I’m premium.  But i’m old-premium.  I can’t help that.  I suppose my hayday was in the 1980s and 1990s.  I was really coming into my own during the VHS days with sophisticates who wanted to watch Woody Allen movies and foreign films.

The new premiums like Ben and Jerry’s and some of the independents are just a different generation.  I guess they are doing great things for ice cream.  Gen Netflix.

I’m second in line for the premiums these days.  I heard an executive describe me as a cost effective premium alternative to Ben and Jerry’s.  It felt too business and commercial and really hurt my feelings.   Like being ice cream just wasn’t good enough.  

I’ve been to therapy and it helps a bit.  It’s weird that a lot of people use me for therapy.  And that kinda has this beautiful symbiotic component.  It makes me feel like maybe we all do need each other after all.

Like Ben and Jerry’s, yeah, they are good.  Perhaps the GOAT of the ice cream world.  Not my thing, but, hey, you gotta give credit where it’s due.  I think it’s a bit gaudy myself.  Too sweet.
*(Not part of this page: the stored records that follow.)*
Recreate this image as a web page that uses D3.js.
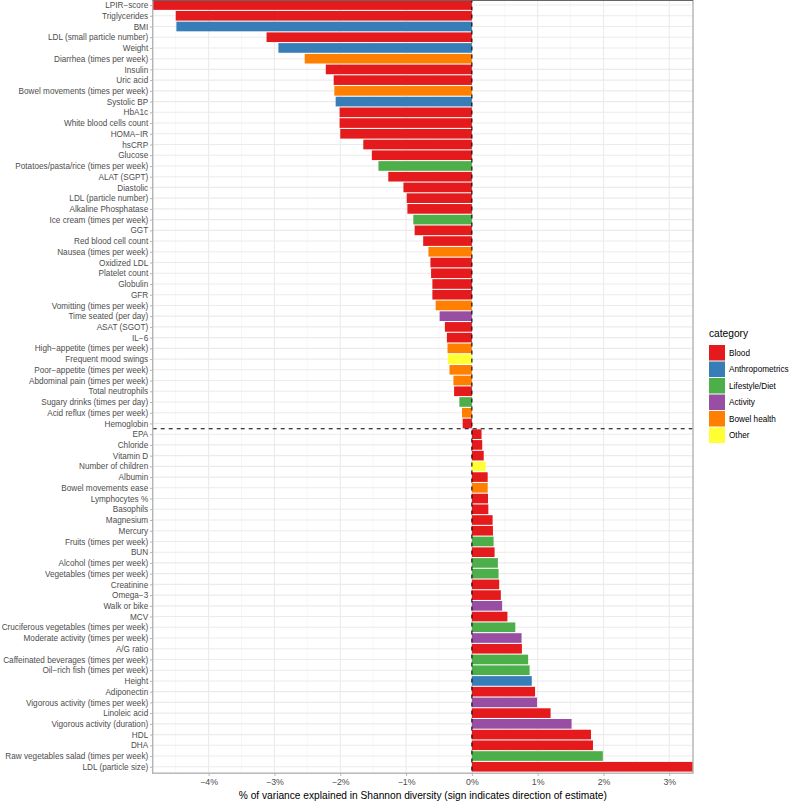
<!DOCTYPE html>
<html lang="en">
<head>
<meta charset="UTF-8">
<title>Shannon diversity</title>
<script src="https://d3js.org/d3.v7.min.js"></script>
<style>
  body { margin: 0; background: #fff; }
  text { font-family: "Liberation Sans", Arial, sans-serif; }
</style>
</head>
<body>
<div id="chart"></div>
<script>
// variables, top to bottom
var labels = ["LPIR\u2212score", "Triglycerides", "BMI", "LDL (small particle number)", "Weight",
  "Diarrhea (times per week)", "Insulin", "Uric acid", "Bowel movements (times per week)", "Systolic BP",
  "HbA1c", "White blood cells count", "HOMA\u2212IR", "hsCRP", "Glucose",
  "Potatoes/pasta/rice (times per week)", "ALAT (SGPT)", "Diastolic", "LDL (particle number)", "Alkaline Phosphatase",
  "Ice cream (times per week)", "GGT", "Red blood cell count", "Nausea (times per week)", "Oxidized LDL",
  "Platelet count", "Globulin", "GFR", "Vomitting (times per week)", "Time seated (per day)",
  "ASAT (SGOT)", "IL\u22126", "High\u2212appetite (times per week)", "Frequent mood swings", "Poor\u2212appetite (times per week)",
  "Abdominal pain (times per week)", "Total neutrophils", "Sugary drinks (times per day)", "Acid reflux (times per week)", "Hemoglobin",
  "EPA", "Chloride", "Vitamin D", "Number of children", "Albumin",
  "Bowel movements ease", "Lymphocytes %", "Basophils", "Magnesium", "Mercury",
  "Fruits (times per week)", "BUN", "Alcohol (times per week)", "Vegetables (times per week)", "Creatinine",
  "Omega\u22123", "Walk or bike", "MCV", "Cruciferous vegetables (times per week)", "Moderate activity (times per week)",
  "A/G ratio", "Caffeinated beverages (times per week)", "Oil\u2212rich fish (times per week)", "Height", "Adiponectin",
  "Vigorous activity (times per week)", "Linoleic acid", "Vigorous activity (duration)", "HDL", "DHA",
  "Raw vegetables salad (times per week)", "LDL (particle size)"];

var values = [-4.85, -4.50, -4.49, -3.12, -2.94,
  -2.54, -2.22, -2.10, -2.09, -2.07,
  -2.01, -2.01, -2.00, -1.65, -1.52,
  -1.42, -1.27, -1.04, -0.99, -0.98,
  -0.89, -0.87, -0.74, -0.66, -0.63,
  -0.62, -0.60, -0.60, -0.55, -0.49,
  -0.41, -0.38, -0.37, -0.365, -0.34,
  -0.28, -0.27, -0.19, -0.15, -0.14,
  0.147, 0.157, 0.18, 0.21, 0.24,
  0.24, 0.245, 0.25, 0.315, 0.32,
  0.33, 0.345, 0.395, 0.405, 0.415,
  0.44, 0.46, 0.54, 0.66, 0.755,
  0.76, 0.855, 0.877, 0.91, 0.96,
  0.99, 1.196, 1.515, 1.81, 1.84,
  1.99, 3.36];

var cats = ["Blood", "Blood", "Anthropometrics", "Blood", "Anthropometrics",
  "Bowel health", "Blood", "Blood", "Bowel health", "Anthropometrics",
  "Blood", "Blood", "Blood", "Blood", "Blood",
  "Lifestyle/Diet", "Blood", "Blood", "Blood", "Blood",
  "Lifestyle/Diet", "Blood", "Blood", "Bowel health", "Blood",
  "Blood", "Blood", "Blood", "Bowel health", "Activity",
  "Blood", "Blood", "Bowel health", "Other", "Bowel health",
  "Bowel health", "Blood", "Lifestyle/Diet", "Bowel health", "Blood",
  "Blood", "Blood", "Blood", "Other", "Blood",
  "Bowel health", "Blood", "Blood", "Blood", "Blood",
  "Lifestyle/Diet", "Blood", "Lifestyle/Diet", "Lifestyle/Diet", "Blood",
  "Blood", "Activity", "Blood", "Lifestyle/Diet", "Activity",
  "Blood", "Lifestyle/Diet", "Lifestyle/Diet", "Anthropometrics", "Blood",
  "Activity", "Blood", "Activity", "Blood", "Blood",
  "Lifestyle/Diet", "Blood"];

var categories = ["Blood", "Anthropometrics", "Lifestyle/Diet", "Activity", "Bowel health", "Other"];
var palette = ["#E41A1C", "#377EB8", "#4DAF4A", "#984EA3", "#FF7F00", "#FFFF33"];
var xTicks = [-4, -3, -2, -1, 0, 1, 2, 3];
var xMinor = [-4.5, -3.5, -2.5, -1.5, -0.5, 0.5, 1.5, 2.5];
var splitAfter = "Hemoglobin";

(function () {
var data = labels.map(function (d, i) { return { name: d, value: values[i], cat: cats[i] }; });

var W = 790, H = 804;
var pLeft = 152.7, pRight = 693, pTop = -1.4, pBottom = 773.2;
var fs = "8.2px";

var svg = d3.select("#chart").append("svg")
  .attr("width", W).attr("height", H);

var x = d3.scaleLinear()
  .domain(d3.extent(values))
  .range([pLeft, pRight]);

var y = d3.scalePoint()
  .domain(labels)
  .range([pTop, pBottom])
  .padding(0.6);

var color = d3.scaleOrdinal().domain(categories).range(palette);
var bh = y.step() * 0.9;

svg.append("defs").append("clipPath").attr("id", "panel")
  .append("rect").attr("x", pLeft).attr("y", pTop).attr("width", pRight - pLeft).attr("height", pBottom - pTop);

var g = svg.append("g").attr("clip-path", "url(#panel)");

// grid
g.selectAll(".minor").data(xMinor).enter().append("line")
  .attr("x1", function (d) { return x(d); }).attr("x2", function (d) { return x(d); })
  .attr("y1", pTop).attr("y2", pBottom)
  .attr("stroke", "#f2f2f2").attr("stroke-width", 0.6);
g.selectAll(".major").data(xTicks).enter().append("line")
  .attr("x1", function (d) { return x(d); }).attr("x2", function (d) { return x(d); })
  .attr("y1", pTop).attr("y2", pBottom)
  .attr("stroke", "#ebebeb").attr("stroke-width", 1.1);
g.selectAll(".hgrid").data(labels).enter().append("line")
  .attr("x1", pLeft).attr("x2", pRight)
  .attr("y1", function (d) { return y(d); }).attr("y2", function (d) { return y(d); })
  .attr("stroke", "#ebebeb").attr("stroke-width", 1.1);

// bars
g.selectAll(".bar").data(data).enter().append("rect")
  .attr("x", function (d) { return x(Math.min(0, d.value)); })
  .attr("width", function (d) { return Math.abs(x(d.value) - x(0)); })
  .attr("y", function (d) { return y(d.name) - bh / 2; })
  .attr("height", bh)
  .attr("fill", function (d) { return color(d.cat); });

// reference lines
g.append("line")
  .attr("x1", x(0)).attr("x2", x(0)).attr("y1", pTop).attr("y2", pBottom)
  .attr("stroke", "#000").attr("stroke-width", 1.1).attr("stroke-dasharray", "4,4");
var ySplit = y(splitAfter) + y.step() / 2;
g.append("line")
  .attr("x1", pLeft).attr("x2", pRight).attr("y1", ySplit).attr("y2", ySplit)
  .attr("stroke", "#000").attr("stroke-width", 1.1).attr("stroke-dasharray", "4,4");

// panel border
svg.append("rect")
  .attr("x", pLeft).attr("y", pTop).attr("width", pRight - pLeft).attr("height", pBottom - pTop)
  .attr("fill", "none").attr("stroke", "#b3b3b3").attr("stroke-width", 1.4);
svg.append("line").attr("x1", pLeft).attr("x2", pRight).attr("y1", 0.5).attr("y2", 0.5)
  .attr("stroke", "#666").attr("stroke-width", 1);

// axes
var yAxis = svg.append("g")
  .attr("transform", "translate(" + pLeft + ",0)")
  .call(d3.axisLeft(y).tickSize(2.7).tickPadding(1.8));
var xAxis = svg.append("g")
  .attr("transform", "translate(0," + pBottom + ")")
  .call(d3.axisBottom(x).tickValues(xTicks).tickSize(2.7).tickPadding(3)
    .tickFormat(function (d) { return (d < 0 ? "\u2212" + Math.abs(d) : d) + "%"; }));
[yAxis, xAxis].forEach(function (a) {
  a.select(".domain").remove();
  a.selectAll(".tick line").attr("stroke", "#b3b3b3");
  a.selectAll("text").attr("fill", "#4d4d4d").style("font-size", fs);
});
xAxis.selectAll("text").style("font-size", "8.8px");

svg.append("text")
  .attr("x", (pLeft + pRight) / 2).attr("y", 799)
  .attr("text-anchor", "middle")
  .style("font-size", "10.2px").attr("fill", "#000")
  .text("% of variance explained in Shannon diversity (sign indicates direction of estimate)");

// legend
var lg = svg.append("g").attr("transform", "translate(709,0)");
lg.append("text").attr("x", 0).attr("y", 337)
  .style("font-size", "10.2px").text("category");
var items = lg.selectAll(".item").data(categories).enter().append("g")
  .attr("transform", function (d, i) { return "translate(0," + (345 + i * 16.5) + ")"; });
items.append("rect").attr("width", 16).attr("height", 15.5)
  .attr("fill", function (d) { return color(d); });
items.append("text").attr("x", 20).attr("y", 8).attr("dy", "0.35em")
  .style("font-size", fs).text(function (d) { return d; });
})();
</script>
</body>
</html>
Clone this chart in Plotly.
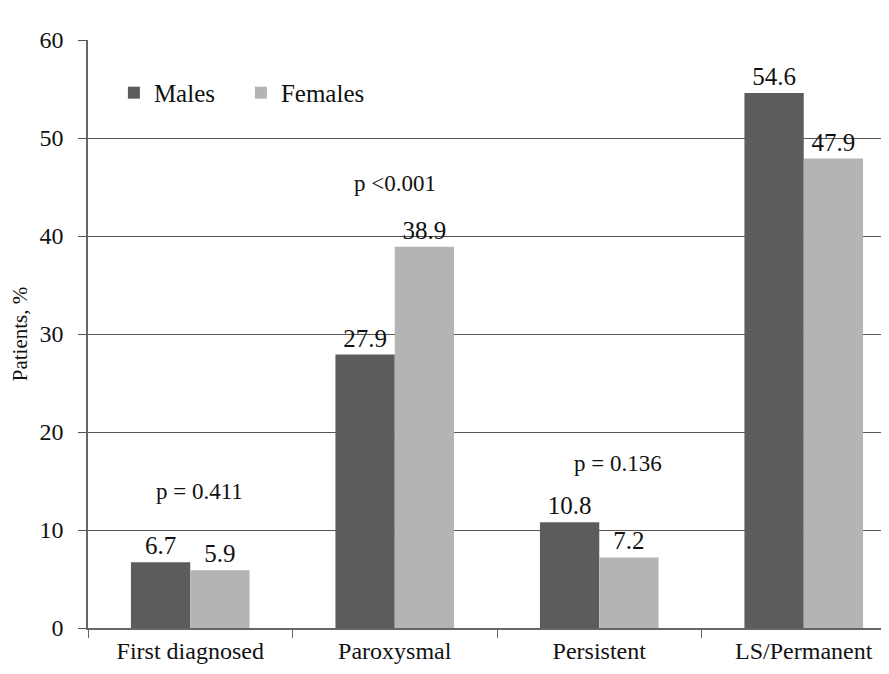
import plotly.graph_objects as go

categories = ["First diagnosed", "Paroxysmal", "Persistent", "LS/Permanent"]
males = [6.7, 27.9, 10.8, 54.6]
females = [5.9, 38.9, 7.2, 47.9]
p_labels = ["p = 0.411", "p <0.001", "p = 0.136", "p = 0.032"]
p_y = [13.9, 45.4, 16.8, 61.8]
y_ticks = [0, 10, 20, 30, 40, 50, 60]

FONT = "Liberation Serif, Times New Roman, serif"

fig = go.Figure()
fig.add_trace(go.Bar(
    name="Males", x=categories, y=males,
    marker=dict(color="#5c5c5c", line=dict(width=0)),
    text=[f"{v:.1f}" for v in males], textposition="outside",
    textfont=dict(family=FONT, size=25, color="#111"), cliponaxis=False,
))
fig.add_trace(go.Bar(
    name="Females", x=categories, y=females,
    marker=dict(color="#b4b4b4", line=dict(width=0)),
    text=[f"{v:.1f}" for v in females], textposition="outside",
    textfont=dict(family=FONT, size=25, color="#111"), cliponaxis=False,
))

offsets = [0.045, 0.0, 0.09, 0.055]
for i, (lab, yv) in enumerate(zip(p_labels, p_y)):
    fig.add_annotation(x=i + offsets[i], y=yv, xref="x", yref="y", text=lab,
                       showarrow=False, font=dict(family=FONT, size=23, color="#111"))

fig.update_layout(
    width=889, height=674,
    margin=dict(l=80, r=0, t=32, b=54),
    paper_bgcolor="white", plot_bgcolor="white",
    barmode="group", bargap=0.42, bargroupgap=0,
    font=dict(family=FONT, size=24, color="#111"),
    showlegend=True,
    legend=dict(orientation="h", x=0.032, y=0.91, xanchor="left", yanchor="middle",
                font=dict(family=FONT, size=25, color="#111"),
                bgcolor="rgba(0,0,0,0)", entrywidth=82, entrywidthmode="pixels",
                traceorder="normal"),
    xaxis=dict(
        type="category", range=[-0.5, 3.456],
        showline=True, linecolor="#666", linewidth=1.5,
        ticks="outside", tickson="boundaries", ticklen=8, tickcolor="#666",
        tickfont=dict(family=FONT, size=24, color="#111"),
        showgrid=False,
    ),
    yaxis=dict(
        range=[0, 60], tickvals=y_ticks,
        showline=True, linecolor="#666", linewidth=1.5,
        ticks="outside", ticklen=8, tickcolor="#555", ticklabelstandoff=10,
        showgrid=True, gridcolor="#555", gridwidth=1.3,
        zeroline=False,
        tickfont=dict(family=FONT, size=24, color="#111"),
        title=dict(text="Patients, %", font=dict(family=FONT, size=21, color="#111"), standoff=6),
    ),
)

fig.write_html("out.html")
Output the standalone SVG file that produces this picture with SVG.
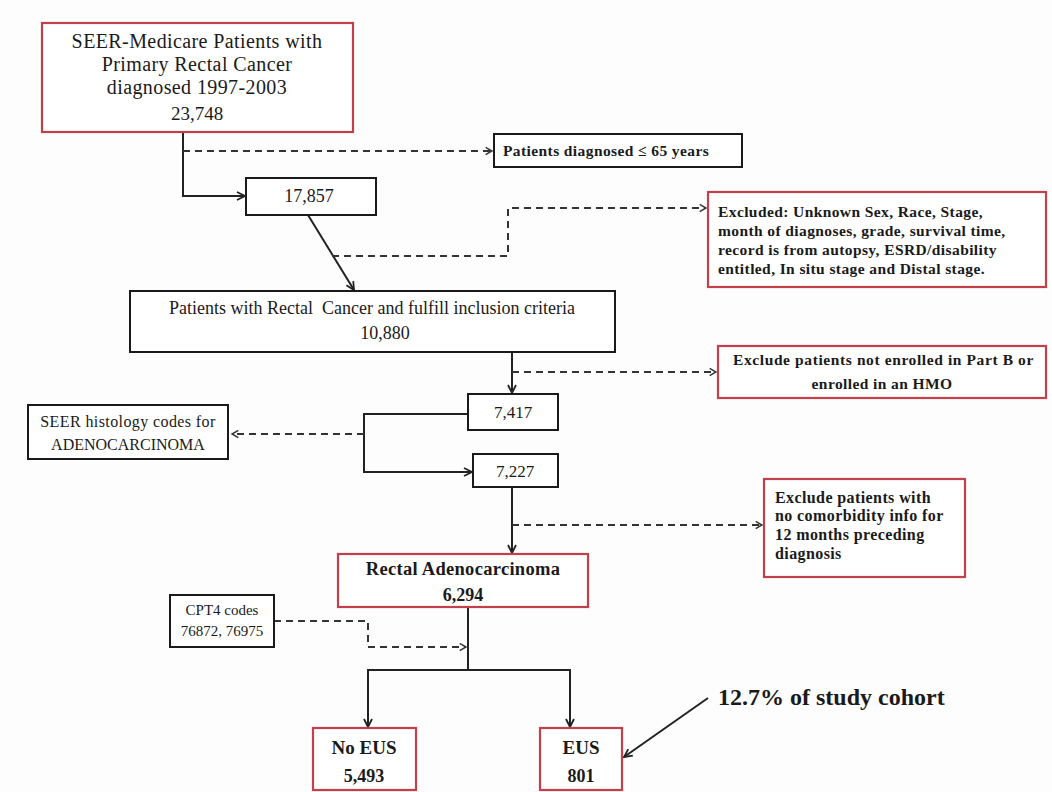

A bit postmodern.  It’s so weird how we’re pretty much made of all of these same ingredients, but the textures and the combinations make us popular.  That’s life I guess.

I like that I’m made from simple ice cream.  Some of our flavours have these basic ingredients floating inside.  Almonds.  A little chocolate.  And at just the right temperature, we just get to wrap around the almond and offer it a snuggle and support.  Hug an almond.  And we’re a good combination.  For me, it’s a good way to be eaten.  Unfortunately, almonds don’t like it very much.  They are in a state of cryogenic hibernation when frozen, but then they awaken to these gnashing teeth.  It’s tough to see actually and makes you question if there is a God after all.  Terrible for the almonds.

Toppings.  I’m for them.  Like I said though, maybe it’s genetics, or perhaps it’s cultural.  It kinda makes me feel like I’m playing dress up.  Like it’s halloween or christmas or thanksgiving.  A special event.  Bit of a beard of whipped cream. Cherry feels like a bow tie.  Something about the right textures that can make it a nice experience.   I heard from someone that’s how sandwiches feel.  All about the textures and subtle combinations.

It’s nice being warm and melty, but not too melty. It makes the scooping kinda smooth and nice.  Sometimes I just wish I could let people know that, hey, just take me out of the freezer for a bit.  Like 10 minutes.  Nicer for you, nicer for me.  And if I’m too frozen, like, yeah.  It hurts.  It’s hard to scoop.  Spoons bend.  Slow down the emotional eating.  How would you feel if someone tried to stick a hard metal object through you?  Huh?

Overall it’s a good life.  Ice creams like things, other comfort foods, pizza.  You know how there is no such thing as bad pizza?  Even when it’s bad, it’s good.  Well, same with ice cream.  I’ve heard humans do this with sex, but, I was created asexually.  Interestingly, that’s also how I prefer to leave this world.  Like, no sex involved.  Sometimes, humans make us watch, on the couch, and I gotta say it’s weird and gross.  Get a room people.  So I just try to concentrate on the movie, or think of other things.  Hum a song and look the other way.  

And that’s my story.  I’m available in tubs and cones and at premium stores and it’s pretty good being ice cream.